There is no substitute for clean, complete, balanced data.  But in the reall world, we have to deal with dirty, incomplete, unbalanced data instead -- it is good to know that there are tools to help us get meaningful results even in these challenging real-world scenarios.

### One more thing...
There is a relatively new technique for producing "plausible" examples of very complex and high-dimensional data.  It is based on _deep learning_, where an artificial neural network is trained to perform a task that would be difficult to explain in traditional mathematical formulation.  The technique is based on using a tool called a _Generative Adversarial Network_ (GAN).  GANs are pairs of models that are designed to "compete" against one another - one is trying to create plausible examples of some kind of data you are interested in, and the other is trying to detect the fakes.

You might have heard of "Deep Fakes", or you may have seen some demos like these:
* [This Person Does not Exist](https://thispersondoesnotexist.com/)
* [This Cat Does not Exist](https://thiscatdoesnotexist.com/)
* (a collection of these is at): [This X Does not Exist](https://thisxdoesnotexist.com/)

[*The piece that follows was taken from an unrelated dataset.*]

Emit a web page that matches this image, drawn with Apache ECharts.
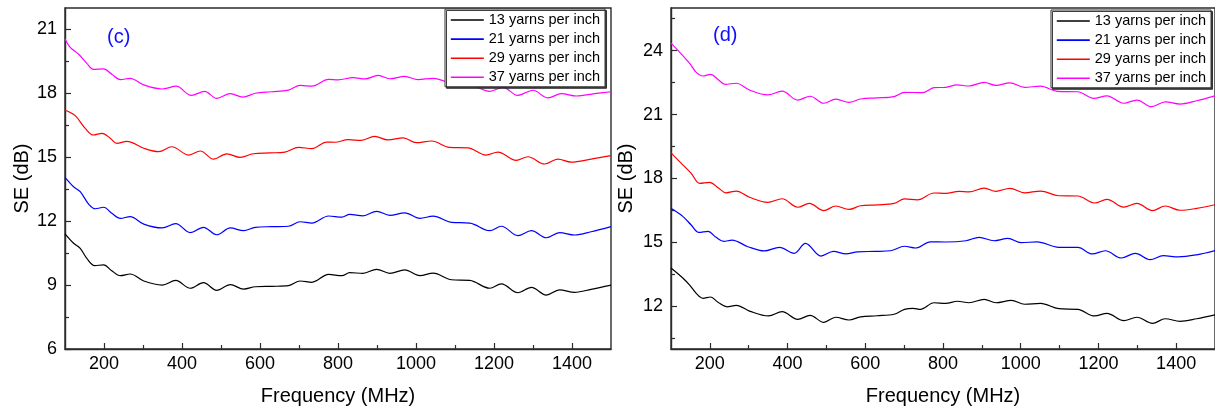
<!DOCTYPE html>
<html>
<head>
<meta charset="utf-8">
<title>SE vs Frequency</title>
<script src="https://cdn.jsdelivr.net/npm/echarts@6.0.0/dist/echarts.min.js"></script>
<style>
  html, body { margin: 0; padding: 0; background: #fff; }
  #chart { width: 1215px; height: 412px; }
</style>
</head>
<body>
<div id="chart"></div>
<script>
// Shielding effectiveness (dB) against frequency (MHz), panels (c) and (d)
const seriesNames = ['13 yarns per inch', '21 yarns per inch', '29 yarns per inch', '37 yarns per inch'];

// Axis ticks
const freqMajor = [200, 400, 600, 800, 1000, 1200, 1400];
const freqMinor = [300, 500, 700, 900, 1100, 1300];
const seMajorC = [6, 9, 12, 15, 18, 21];
const seMinorC = [7.5, 10.5, 13.5, 16.5, 19.5];
const seMajorD = [12, 15, 18, 21, 24];
const seMinorD = [10.5, 13.5, 16.5, 19.5, 22.5, 25.5];

// Panel (c): [frequency, SE]
const c13 = [[100,11.4],[122,10.96],[139,10.72],[156,10.25],[176,9.91],[199,9.95],[220,9.67],[242,9.44],[267,9.52],[302,9.19],[349,9.0],[384,9.22],[421,8.85],[455,9.11],[489,8.75],[524,9.02],[558,8.81],[588,8.92],[630,8.94],[673,8.97],[703,9.19],[733,9.13],[776,9.5],[810,9.44],[830,9.58],[864,9.55],[899,9.74],[933,9.55],[971,9.71],[1010,9.44],[1044,9.56],[1091,9.25],[1138,9.22],[1189,8.85],[1219,9.06],[1261,8.64],[1296,8.89],[1334,8.53],[1368,8.77],[1407,8.66],[1449,8.8],[1500,9.0]];
const c21 = [[100,14.05],[122,13.61],[139,13.38],[161,12.79],[178,12.58],[199,12.65],[220,12.37],[242,12.13],[267,12.21],[302,11.86],[349,11.68],[384,11.88],[421,11.46],[455,11.71],[489,11.36],[524,11.68],[558,11.55],[588,11.71],[630,11.74],[673,11.76],[703,11.97],[733,11.91],[776,12.24],[810,12.19],[830,12.32],[864,12.25],[899,12.46],[933,12.27],[971,12.39],[1010,12.13],[1044,12.23],[1091,11.94],[1138,11.91],[1189,11.55],[1219,11.76],[1261,11.32],[1296,11.55],[1334,11.22],[1368,11.46],[1407,11.35],[1449,11.5],[1500,11.74]];
const c29 = [[100,17.2],[126,16.95],[152,16.35],[173,16.04],[195,16.12],[216,15.89],[233,15.65],[259,15.74],[302,15.42],[340,15.26],[374,15.49],[417,15.1],[447,15.29],[481,14.91],[515,15.16],[549,14.99],[583,15.16],[625,15.2],[664,15.24],[699,15.46],[733,15.4],[771,15.71],[792,15.7],[826,15.82],[860,15.79],[894,15.98],[928,15.81],[967,15.91],[1001,15.68],[1040,15.76],[1086,15.46],[1133,15.44],[1180,15.1],[1210,15.24],[1257,14.85],[1287,15.02],[1330,14.68],[1364,14.91],[1398,14.77],[1449,14.91],[1500,15.07]];
const c37 = [[100,20.55],[114,20.14],[135,19.83],[156,19.4],[173,19.12],[199,19.14],[220,18.89],[242,18.64],[267,18.7],[302,18.39],[349,18.2],[385,18.33],[424,17.9],[458,18.09],[489,17.76],[524,17.98],[556,17.82],[588,18.0],[630,18.07],[673,18.15],[703,18.37],[733,18.33],[776,18.65],[800,18.63],[839,18.73],[869,18.67],[903,18.84],[933,18.68],[971,18.79],[1005,18.64],[1044,18.7],[1104,18.42],[1133,18.42],[1159,18.26],[1189,18.09],[1223,18.28],[1261,17.9],[1300,18.14],[1338,17.78],[1373,17.98],[1411,17.87],[1458,17.98],[1500,18.07]];

// Panel (d): [frequency, SE]
const d13 = [[100,13.8],[131,13.32],[148,13.0],[165,12.61],[182,12.38],[202,12.44],[221,12.19],[244,11.98],[268,12.05],[302,11.78],[351,11.55],[386,11.75],[426,11.39],[458,11.58],[493,11.25],[524,11.49],[558,11.36],[588,11.51],[630,11.56],[674,11.63],[701,11.86],[723,11.91],[742,11.86],[777,12.17],[807,12.14],[837,12.24],[867,12.17],[906,12.33],[936,12.17],[976,12.28],[1010,12.1],[1051,12.14],[1098,11.89],[1147,11.86],[1190,11.55],[1222,11.67],[1265,11.33],[1299,11.49],[1339,11.2],[1372,11.42],[1410,11.3],[1453,11.42],[1500,11.6]];
const d21 = [[100,16.6],[131,16.21],[152,15.82],[172,15.47],[195,15.52],[216,15.24],[236,15.05],[257,15.11],[298,14.8],[340,14.6],[379,14.77],[417,14.49],[446,14.96],[486,14.36],[518,14.58],[550,14.46],[580,14.56],[625,14.58],[665,14.61],[701,14.82],[729,14.74],[768,15.03],[807,15.02],[859,15.08],[893,15.24],[931,15.08],[967,15.19],[1001,14.99],[1042,15.03],[1098,14.77],[1147,14.77],[1184,14.46],[1218,14.61],[1259,14.27],[1295,14.49],[1333,14.19],[1367,14.38],[1406,14.32],[1453,14.42],[1500,14.62]];
const d29 = [[100,19.2],[131,18.63],[152,18.24],[174,17.77],[199,17.82],[221,17.57],[242,17.33],[268,17.41],[302,17.12],[349,16.88],[386,17.05],[426,16.65],[456,16.83],[493,16.49],[524,16.71],[558,16.55],[588,16.72],[630,16.76],[674,16.83],[701,17.04],[734,17.0],[777,17.32],[807,17.3],[841,17.4],[867,17.37],[906,17.55],[936,17.4],[972,17.54],[1010,17.33],[1051,17.41],[1098,17.19],[1147,17.18],[1190,16.85],[1222,17.02],[1265,16.66],[1299,16.83],[1339,16.49],[1372,16.71],[1410,16.51],[1453,16.6],[1500,16.77]];
const d37 = [[100,24.35],[131,23.75],[148,23.4],[165,22.98],[182,22.81],[202,22.89],[221,22.65],[239,22.42],[268,22.47],[302,22.15],[349,21.92],[386,22.1],[426,21.68],[458,21.86],[493,21.53],[524,21.72],[558,21.57],[588,21.73],[630,21.78],[674,21.84],[701,22.04],[747,22.03],[777,22.26],[807,22.28],[837,22.39],[867,22.34],[906,22.51],[936,22.37],[972,22.49],[1010,22.28],[1051,22.33],[1094,22.09],[1147,22.07],[1188,21.76],[1222,21.88],[1265,21.53],[1299,21.68],[1337,21.37],[1372,21.6],[1410,21.49],[1453,21.65],[1500,21.88]];

const lineColors = ['#000000', '#0000ff', '#ff0000', '#ff00ff'];
const FONT = 'Liberation Sans, Arial, sans-serif';
const AXIS_COLOR = '#2b2b2b';
const plainNumber = v => String(v);

function xAxes(gridIndex) {
  const base = {
    type: 'value', gridIndex, min: 100, max: 1500, position: 'bottom',
    splitLine: { show: false }
  };
  return [
    Object.assign({}, base, {
      name: 'Frequency (MHz)', nameLocation: 'middle', nameGap: 37,
      nameTextStyle: { fontSize: 20, fontFamily: FONT, color: '#000' },
      axisLine: { show: true, lineStyle: { color: AXIS_COLOR, width: 1.4 } },
      axisTick: { show: true, inside: true, length: 6, customValues: freqMajor, lineStyle: { color: AXIS_COLOR, width: 1.2 } },
      axisLabel: { customValues: freqMajor, formatter: plainNumber, margin: 6, fontSize: 18, fontFamily: FONT, color: '#000' }
    }),
    Object.assign({}, base, {
      axisLine: { show: false },
      axisTick: { show: true, inside: true, length: 4, customValues: freqMinor, lineStyle: { color: AXIS_COLOR, width: 1.2 } },
      axisLabel: { show: false }
    })
  ];
}

function yAxes(gridIndex, min, max, majors, minors, gap) {
  const base = {
    type: 'value', gridIndex, min, max, position: 'left',
    splitLine: { show: false }
  };
  return [
    Object.assign({}, base, {
      name: 'SE (dB)', nameLocation: 'middle', nameGap: gap,
      nameTextStyle: { fontSize: 20, fontFamily: FONT, color: '#000' },
      axisLine: { show: true, lineStyle: { color: AXIS_COLOR, width: 1.4 } },
      axisTick: { show: true, inside: true, length: 6, customValues: majors, lineStyle: { color: AXIS_COLOR, width: 1.2 } },
      axisLabel: { customValues: majors, formatter: plainNumber, margin: 8, fontSize: 18, fontFamily: FONT, color: '#000' }
    }),
    Object.assign({}, base, {
      axisLine: { show: false },
      axisTick: { show: true, inside: true, length: 4, customValues: minors, lineStyle: { color: AXIS_COLOR, width: 1.2 } },
      axisLabel: { show: false }
    })
  ];
}

function panelSeries(datasets, xIndex, yIndex) {
  return datasets.map((data, i) => ({
    type: 'line', name: seriesNames[i], data,
    xAxisIndex: xIndex, yAxisIndex: yIndex,
    symbol: 'none', smooth: 0.35,
    lineStyle: { color: lineColors[i], width: 1.2 },
    itemStyle: { color: lineColors[i] },
    emphasis: { disabled: true }
  }));
}

function legendAt(left, top) {
  return {
    data: seriesNames, orient: 'vertical', left, top,
    itemWidth: 33, itemHeight: 14, itemGap: 4.1,
    padding: [3.5, 5, 2, 5],
    backgroundColor: '#ffffff', borderColor: '#333', borderWidth: 1,
    shadowColor: 'rgba(40,40,40,0.9)', shadowBlur: 0, shadowOffsetX: 1.5, shadowOffsetY: 1.5,
    selectedMode: false,
    // line sample only, no marker
    itemStyle: { opacity: 0 },
    lineStyle: { width: 1.6 },
    textStyle: { fontSize: 14.5, lineHeight: 14, fontFamily: FONT, color: '#000' }
  };
}

const chart = echarts.init(document.getElementById('chart'), null, { renderer: 'canvas' });
chart.setOption({
  animation: false,
  backgroundColor: '#ffffff',
  grid: [
    { left: 65, top: 8, width: 546, height: 341, show: true, borderColor: AXIS_COLOR, borderWidth: 1.4, backgroundColor: 'transparent' },
    { left: 671, top: 8, width: 545, height: 341, show: true, borderColor: AXIS_COLOR, borderWidth: 1.4, backgroundColor: 'transparent' }
  ],
  xAxis: [...xAxes(0), ...xAxes(1)],
  yAxis: [...yAxes(0, 6, 22, seMajorC, seMinorC, 33), ...yAxes(1, 10, 26, seMajorD, seMinorD, 35)],
  legend: [legendAt(445, 9), legendAt(1051, 10)],
  series: [
    ...panelSeries([c13, c21, c29, c37], 0, 0),
    ...panelSeries([d13, d21, d29, d37], 2, 2)
  ],
  graphic: [
    { type: 'text', left: 107, top: 27, style: { text: '(c)', fill: '#1010ff', font: '20px ' + FONT } },
    { type: 'text', left: 713, top: 25, style: { text: '(d)', fill: '#1010ff', font: '20px ' + FONT } }
  ]
});
</script>
</body>
</html>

Recently, you might have heard of [DALL-E- 2](https://openai.com/dall-e-2/) that can generate amazing works of art given plain english instructions, or [GPT 3](https://www.technologyreview.com/2020/07/20/1005454/openai-machine-learning-language-generator-gpt-3-nlp/) that can write very convincing stories all by itself, given a starting prompt.

This same technology can be used to create "convincing" samples for many kinds of machine learning problems, to aid in augmenting datasets that would otherwise be difficult to gather.  This is the cutting-edge of data augmentation at the moment, and its use is still not universally accepted as valid, but it is an exciting research area and worth mentioning here.

## Thank you, and good luck with your projects!